UBS upgraded Lloyds Banking Group to 'buy' and lifted its price target to 115p from 110p, citing an attractive valuation despite forecast 17% earnings growth and a 10% distribution yield. Lloyds trades at 8.5x forecast 2027 earnings, a 6% discount to European banking peers on 9.0x, suggesting the market is underappreciating its growth profile. The note is supportive for the stock, but the impact is likely limited to Lloyds and the UK domestic bank complex.

Analysis

The key setup is not the absolute valuation gap, but the disconnect between a low-multiple domestic bank and its ability to compound capital in a still-favorable rate/credit environment. If earnings continue to track upward while payout remains elevated, the stock screens less like a “value trap” and more like a levered equity-duration play on UK macro normalization, which typically re-rates only when investors believe the dividend is sustainable through a credit turn. That means the market is likely underpricing the optionality from operating leverage and balance-sheet simplification over the next 6-18 months. Second-order, this is a relative-value problem for the rest of European banks: if a large UK retail lender can trade at a discount despite superior forward growth, then higher-quality deposit franchises elsewhere may not be safe havens if sentiment rotates toward domestic cyclicals.
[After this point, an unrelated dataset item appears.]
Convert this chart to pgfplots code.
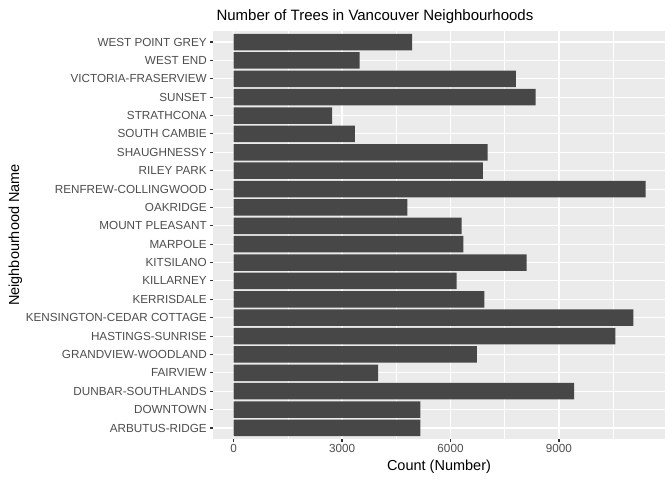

The upside spillover is to other UK financials with cleaner capital return stories; the downside is to the more expensive continental banks if investors start demanding proof of growth rather than paying for low volatility. In that sense, the trade may become a factor rotation from “balance-sheet quality” to “earnings momentum plus distributions.” The main reversal risk is not valuation—it is earnings durability. A modest deterioration in UK consumer credit or mortgage spreads can quickly compress the distribution narrative because the market is paying for a high payout that must be defended through the cycle. Time horizon matters: the share price can re-rate over weeks on upgrades and flow, but the thesis only holds over quarters if credit costs stay benign and management avoids any signal that capital returns are peaking. Consensus may be missing that a 10%+ yield can actually attract incremental fundamental buyers in a rate-sensitive market, creating self-reinforcing demand even without multiple expansion. That makes the asymmetry better than it looks: downside is buffered by cash returns, while upside comes from even a modest re-rating toward peer multiples. The move is probably underdone if UK macro data stabilizes; it becomes overdone only if investors start extrapolating peak payouts into a slowing credit cycle.